Tonight sees the start of a brand new drama series from ATV:
The opening titles of The Plane Makers are tremendously exciting - scenes of all kinds of complicated machinery whirring away accompanied by a pounding jazz theme (uncredited and almost certainly obtained from a music library, like many of the era's great TV themes), stencilled letters spinning around and eventually resolving themselves into the show's title. If the show itself isn't quite a thrill a moment, it's at least an intriguing historical artefact.
Set in the Scott Furlong aircraft factory, the programme kicks off with a scene of boisterous workers arriving for the day by foot, bike and car of the sort familiar from many a kitchen sink movie:
In fact the tone of Don't Worry About Me brings to mind a film like Saturday Night and Sunday Morning if its main focus had been on the business of the factory Arthur Seaton worked in rather than his love life and general surliness. It's not a show about the lives of people who work in a factory, it's actually about people working in a factory. Any personal lives they may have outside are very much secondary to scenes of people discussing components in great detail and shots of unattractive men puffing on pipes and working machines.
I'm afraid, as a complete ignoramus of anything technical, I can't really claim to have understood half of what was going on in Don't Worry About Me. Dialogue like "We're on the SF200 now, and it might mean a seven-year order book" throughout doesn't help.

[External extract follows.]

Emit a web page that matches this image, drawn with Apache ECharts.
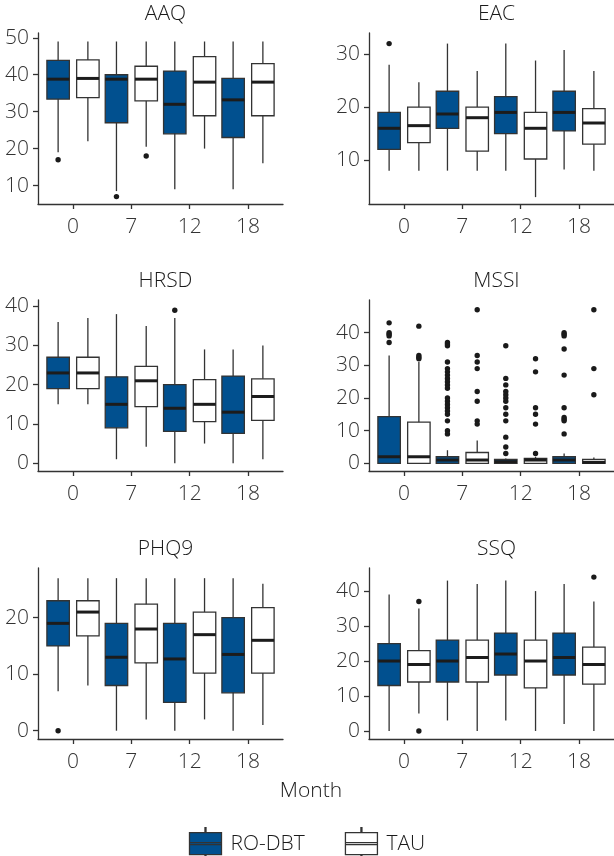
<!DOCTYPE html>
<html>
<head>
<meta charset="utf-8">
<script src="https://cdn.jsdelivr.net/npm/echarts@6/dist/echarts.min.js"></script>
<style>
html,body{margin:0;padding:0;background:#fff;}
#chart{width:614px;height:856px;}
</style>
</head>
<body>
<div id="chart"></div>
<script>
// ---------- data ----------
const months = ['0', '7', '12', '18'];
const groups = ['RO-DBT', 'TAU'];
// each box: [lower whisker, Q1, median, Q3, upper whisker], one per month
const AAQ_RO  = [[19, 33.4, 38.8, 43.9, 49], [8.5, 27, 38.8, 40, 49], [9, 24, 32, 41, 49], [9, 23, 33.2, 39, 49]];
const AAQ_TAU = [[22, 33.8, 39, 44, 49], [20.5, 32.9, 38.8, 42.3, 49], [20, 28.9, 38, 44.9, 49], [16, 28.9, 38, 43, 49]];
const AAQ_RO_OUT  = [[17], [7], [], []];
const AAQ_TAU_OUT = [[], [18], [], []];

const EAC_RO  = [[8, 12, 16, 19, 28], [8, 16, 18.7, 23, 32], [8, 15, 19, 22, 32], [8.2, 15.5, 19, 23, 30.8]];
const EAC_TAU = [[8, 13.3, 16.5, 20, 24.7], [8, 11.7, 18, 20, 26.8], [3, 10.2, 16, 19, 28.8], [8, 13, 17, 19.7, 26.8]];
const EAC_RO_OUT  = [[32], [], [], []];
const EAC_TAU_OUT = [[], [], [], []];

const HRSD_RO  = [[15, 19, 23, 27, 36], [1, 9, 15, 22, 38], [0, 8.1, 14, 20, 37], [0, 7.6, 13, 22.2, 29]];
const HRSD_TAU = [[15, 19, 23, 27, 37], [4.2, 14.4, 21, 24.7, 35], [5, 10.6, 15, 21.3, 29], [1, 10.9, 17, 21.5, 30]];
const HRSD_RO_OUT  = [[], [], [39], []];
const HRSD_TAU_OUT = [[], [], [], []];

const MSSI_RO  = [[0, 0, 2, 14.3, 33], [0, 0, 1, 2, 4], [0, 0, 0.5, 1.2, 1.5], [0, 0, 1, 2, 3]];
const MSSI_TAU = [[0, 0, 2, 12.6, 31], [0, 0, 1, 3.3, 7], [0, 0, 1, 1.5, 2], [0, 0, 0.3, 1.2, 1.8]];
const MSSI_RO_OUT = [
  [43, 40, 39.5, 39, 37],
  [37, 36.5, 36, 31, 29, 28, 27, 26, 25, 24, 23, 20, 19, 18, 17, 16, 15, 13, 10, 9],
  [36, 26, 24, 22, 21, 20, 19, 17, 15, 13, 8, 5, 3],
  [40, 39.5, 39, 35, 27, 17, 14, 13.5, 13, 9]
];
const MSSI_TAU_OUT = [
  [42, 33, 32.5, 32],
  [47, 33, 31, 29, 22, 19, 13, 12],
  [32, 28, 17, 15, 12, 3],
  [47, 29, 21]
];

const PHQ9_RO  = [[7, 15, 19, 23, 27], [0, 8, 13, 19, 27], [0, 5, 12.7, 19, 27], [0, 6.7, 13.5, 20, 27]];
const PHQ9_TAU = [[8, 16.8, 21, 23, 27], [2, 12, 18, 22.4, 27], [2, 10.2, 17, 21, 27], [1, 10.2, 16, 21.8, 26]];
const PHQ9_RO_OUT  = [[0], [], [], []];
const PHQ9_TAU_OUT = [[], [], [], []];

const SSQ_RO  = [[0, 13, 20, 25, 39], [3, 14, 20, 26, 43], [3, 16, 22, 28, 43], [2, 16, 21, 28, 42]];
const SSQ_TAU = [[5, 14, 19, 23, 35], [0, 14, 21, 26, 42], [0, 12.3, 20, 26, 40], [0, 13.4, 19, 24, 37]];
const SSQ_RO_OUT  = [[], [], [], []];
const SSQ_TAU_OUT = [[37, 0], [], [], [44]];

const panelNames = ['AAQ', 'EAC', 'HRSD', 'MSSI', 'PHQ9', 'SSQ'];
const yTicks = [[10, 20, 30, 40, 50], [10, 20, 30], [0, 10, 20, 30, 40], [0, 10, 20, 30, 40], [0, 10, 20], [0, 10, 20, 30, 40]];
const yRanges = [[5.0, 51.3], [1.7, 34], [-2, 41.6], [-2.36, 50], [-1.47, 28.8], [-2.3, 46.6]];

// ---------- layout / style ----------
const FONT = 'Open Sans';
const FW = 300;
const BLUE = '#01508f';
const INK = '#333333';
const gridPos = [[38, 33], [369, 33], [38, 300], [369, 300], [38, 568], [369, 568]];
const GW = 245, GH = 171;
const DODGE = 0.255, BOXW = 0.385;

const panels = [
  [AAQ_RO, AAQ_TAU, AAQ_RO_OUT, AAQ_TAU_OUT],
  [EAC_RO, EAC_TAU, EAC_RO_OUT, EAC_TAU_OUT],
  [HRSD_RO, HRSD_TAU, HRSD_RO_OUT, HRSD_TAU_OUT],
  [MSSI_RO, MSSI_TAU, MSSI_RO_OUT, MSSI_TAU_OUT],
  [PHQ9_RO, PHQ9_TAU, PHQ9_RO_OUT, PHQ9_TAU_OUT],
  [SSQ_RO, SSQ_TAU, SSQ_RO_OUT, SSQ_TAU_OUT]
];

function boxRenderer(dodge, fill) {
  return function (params, api) {
    const x = api.value(0);
    const unit = api.size([1, 0])[0];
    const off = dodge * unit;
    const hw = BOXW * unit / 2;
    const pLow = api.coord([x, api.value(1)]);
    const pQ1 = api.coord([x, api.value(2)]);
    const pMed = api.coord([x, api.value(3)]);
    const pQ3 = api.coord([x, api.value(4)]);
    const pHigh = api.coord([x, api.value(5)]);
    const cx = pLow[0] + off;
    return {
      type: 'group',
      children: [
        { type: 'line', shape: { x1: cx, y1: pHigh[1], x2: cx, y2: pLow[1] }, style: { stroke: INK, lineWidth: 1.3 } },
        { type: 'rect', shape: { x: cx - hw, y: pQ3[1], width: 2 * hw, height: pQ1[1] - pQ3[1] }, style: { fill: fill, stroke: INK, lineWidth: 1.3 } },
        { type: 'line', shape: { x1: cx - hw, y1: pMed[1], x2: cx + hw, y2: pMed[1] }, style: { stroke: '#1c1c1c', lineWidth: 3 } }
      ]
    };
  };
}
function outRenderer(dodge) {
  return function (params, api) {
    const unit = api.size([1, 0])[0];
    const p = api.coord([api.value(0), api.value(1)]);
    return { type: 'circle', shape: { cx: p[0] + dodge * unit, cy: p[1], r: 2.7 }, style: { fill: '#1a1a1a' } };
  };
}

const grid = [], xAxis = [], yAxis = [], series = [], title = [];
panels.forEach((pn, i) => {
  grid.push({ left: gridPos[i][0], top: gridPos[i][1], width: GW, height: GH });
  title.push({
    text: panelNames[i], left: gridPos[i][0] + GW / 2, top: gridPos[i][1] - 34, textAlign: 'center',
    textStyle: { fontFamily: FONT, fontSize: 21, fontWeight: FW, color: '#1a1a1a' }
  });
  xAxis.push({
    gridIndex: i, type: 'value', min: -0.6, max: 3.6,
    splitLine: { show: false },
    axisLine: { show: true, onZero: false, lineStyle: { color: INK, width: 1.3 } },
    axisTick: { show: true, length: 5, customValues: [0, 1, 2, 3], lineStyle: { color: INK, width: 1.3 } },
    axisLabel: { customValues: [0, 1, 2, 3], formatter: v => months[Math.round(v)], margin: 13, fontFamily: FONT, fontWeight: FW, fontSize: 21, color: '#333' }
  });
  yAxis.push({
    gridIndex: i, type: 'value', min: yRanges[i][0], max: yRanges[i][1],
    splitLine: { show: false },
    axisLine: { show: true, onZero: false, lineStyle: { color: INK, width: 1.3 } },
    axisTick: { show: true, length: 5, customValues: yTicks[i], lineStyle: { color: INK, width: 1.3 } },
    axisLabel: { customValues: yTicks[i], margin: 9, fontFamily: FONT, fontWeight: FW, fontSize: 21, color: '#333' }
  });
  [0, 1].forEach(g => {
    const dodge = g === 0 ? -DODGE : DODGE;
    series.push({
      type: 'custom', name: groups[g], xAxisIndex: i, yAxisIndex: i,
      itemStyle: { color: g === 0 ? BLUE : '#ffffff' },
      encode: { x: 0, y: [1, 2, 3, 4, 5] },
      renderItem: boxRenderer(dodge, g === 0 ? BLUE : '#ffffff'),
      data: pn[g].map((b, m) => [m].concat(b)),
      z: 2
    });
  });
  [0, 1].forEach(g => {
    const dodge = g === 0 ? -DODGE : DODGE;
    const pts = [];
    pn[2 + g].forEach((vals, m) => vals.forEach(v => pts.push([m, v])));
    series.push({
      type: 'custom', name: groups[g] + ' outliers', xAxisIndex: i, yAxisIndex: i,
      encode: { x: 0, y: 1 },
      renderItem: outRenderer(dodge),
      data: pts,
      z: 3
    });
  });
});

title.push({
  text: 'Month', left: 306, top: 776, textAlign: 'center',
  textStyle: { fontFamily: FONT, fontSize: 21, fontWeight: FW, color: '#1a1a1a' }
});

const ICON = 'path://M15.5 0H16.5V5H15.5Z M0 5H32V27H0Z M0 15H32V17H0Z M15.5 27H16.5V33H15.5Z';

const chart = echarts.init(document.getElementById('chart'), null, { renderer: 'canvas' });
chart.setOption({
  backgroundColor: '#ffffff',
  animation: false,
  title: title,
  grid: grid,
  xAxis: xAxis,
  yAxis: yAxis,
  legend: {
    left: 'center', top: 822,
    itemWidth: 32, itemHeight: 33, itemGap: 40,
    selectedMode: false,
    textStyle: { fontFamily: FONT, fontWeight: FW, fontSize: 21, color: '#1a1a1a', padding: [0, 0, 0, 4] },
    data: [
      { name: 'RO-DBT', icon: ICON, itemStyle: { color: BLUE, borderColor: INK, borderWidth: 1.3 } },
      { name: 'TAU', icon: ICON, itemStyle: { color: '#ffffff', borderColor: INK, borderWidth: 1.3 } }
    ]
  },
  series: series
});
</script>
</body>
</html>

The closest thing the show has to an Arthur Seaton character is Jack Clement (played by a rather tubby Colin Blakeley) - a maverick Northerner admired for his machine working skills but looked on by many in the factory as a poor team player ("don't worry about me" is his catchphrase). But he's an older, settled Arthur with a wife and kids, still throwing the odd stone to prove he can but no longer smashing anything up. The other main character is his apprentice, Sammy Metcalf (a ridiculously fresh-faced young Ronald Lacey), who the factory's old hands are worried is being a bit too influenced by the fiercely individualistic Clement.
Other familiar faces in the cast include Neil Wilson as the factory's gruff Safety Officer and Gordon Rollings as an anxious supervisor concerned about Sammy's future.
Our only glimpse of the world outside the factory walls comes with a brief scene showing us Jack's wife's life at home. It's centred around that totem of 60s affluence, the washing machine. The Clement's less well-off next door neighbour (looking like a Monty Python parody of a housewife) takes advantage of theirs, and the bored Mrs Clement lets her as she's glad of the company.
The Plane Makers' exciting theme tune is in fact the only piece of music in the whole episode, bizarrely used to underscore even scenes where it's completely inappropriate, such as someone on the phone discussing the correct way to use a particular machine. The almost hypnotic tedium of much of the episode is, however, relieved by a rather nasty accident that befalls Sammy's friend Sunshine when he gets his hand caught in some machinery.
Don't Worry About Me now seems a pretty baffling piece of television in some ways, but as a window into a time when a large part of the viewing audience would have been able to identify with its industrial setting it's fascinating.
The original concept of The Plane Makers was that each episode would be set in a different department of Scott Furlong, showcasing a new cast of characters facing their own unique day to day struggles. Other actors who turned up on the company's staff included Annette Crosbie, Frazer Hines, Anton Rodgers, Tom Conti, Jeremy Kemp, Alfred Burke, Johnny Briggs, Judy Parfitt, William Hartnell and Alec McCowen. Unfortunately I'm unable to comment on how the idea worked out as Don't Worry About Me is the only episode of the 16 from the show's first series that still exists. The Plane Makers returns for a second series later in the year but with the emphasis firmly shifted to the company's more glamorous upper echelons. Don't Worry About Me is a late example of a kind of working class social realism that had run its course by 1963. In January '63 Lindsay Anderson's This Sporting Life (with Colin Blakeley in a supporting role), usually considered the last of the British New Wave films and by some critics the best, was released to public indifference. From now on the popular fictions of the decade would be far more glamorous and, to use that hideous word inescapable in the 21st century, aspirational.